Elaine Crombie has just four weeks to shape herself into a one-woman “vessel” for a landmark play about grief and survival.
It’s day four of rehearsals and the actor, singer and writer laughs that she is “chaotically organised”. In the previous week she has taken her teenage boys Andrew and Michael shopping in Adelaide for “new shoes and to kit them out as a sayonara from mama”, before driving interstate to the Sydney Theatre Company at Walsh Bay to learn The 7 Stages of Grieving, written by Wesley Enoch and Deborah Mailman and first staged 26 years ago.
The play is a statement of how Indigenous Australian history – dreaming, invasion, genocide, protection, assimilation, self-determination and reconciliation – parallels Swiss psychiatrist Elisabeth Kubler-Ross’ five-stage model of grief: denial, anger, bargaining, depression and acceptance. The new production, directed by Shari Sebbens, adds contemporary elements.
A succession of female actors – Mailman, Ursula Yovich, Lisa Flanagan, Chenoa Deemal – have played the sole role known as The Woman. Working from a script revised in 2008, Crombie, who is a Yankunytjatjara, Warrigmal and South Sea Islander woman with German ancestry, says the play remains relevant today.

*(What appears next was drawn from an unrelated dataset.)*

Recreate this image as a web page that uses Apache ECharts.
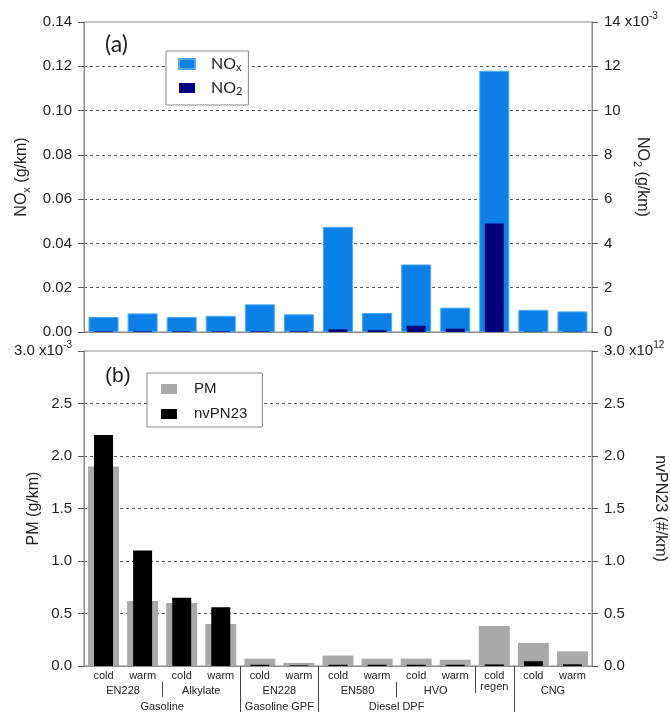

“When we were reading it, I was getting images of my life right now,” says Crombie, over a plate of fish and chips in the Wharf bar on her lunch break. Her feet are bare; she wears large sunglasses and has a streak of purple dye in her hair. “Family incarcerated, family members going to court, marching, deaths in custody.”
Crombie recently found herself on the phone in Adelaide, talking to police who had picked up her eldest son, pleading he not be placed in a cell. “There’s no trust. I couldn’t trust that they wouldn’t put him in the cell to try and scare him. That is very much my reality, and I cannot believe that when I birthed those two boys that this is what it was going to be.”
Crombie was raised by her mother’s white foster parents – her nan and pop – in Port Pirie, on the east coast of the Spencer Gulf in South Australia, without access to Indigenous languages and culture, while her mother, Lillian, an actor and dancer, “was over here living her life, chasing her career”. The pair later performed in plays together.
Crombie has written that Lillian and her brother, Crombie’s uncle Ray, went through “Abuse. Foster homes. Watching their father cry for them in a courtroom. All before their teens. Never seeing their parents again.”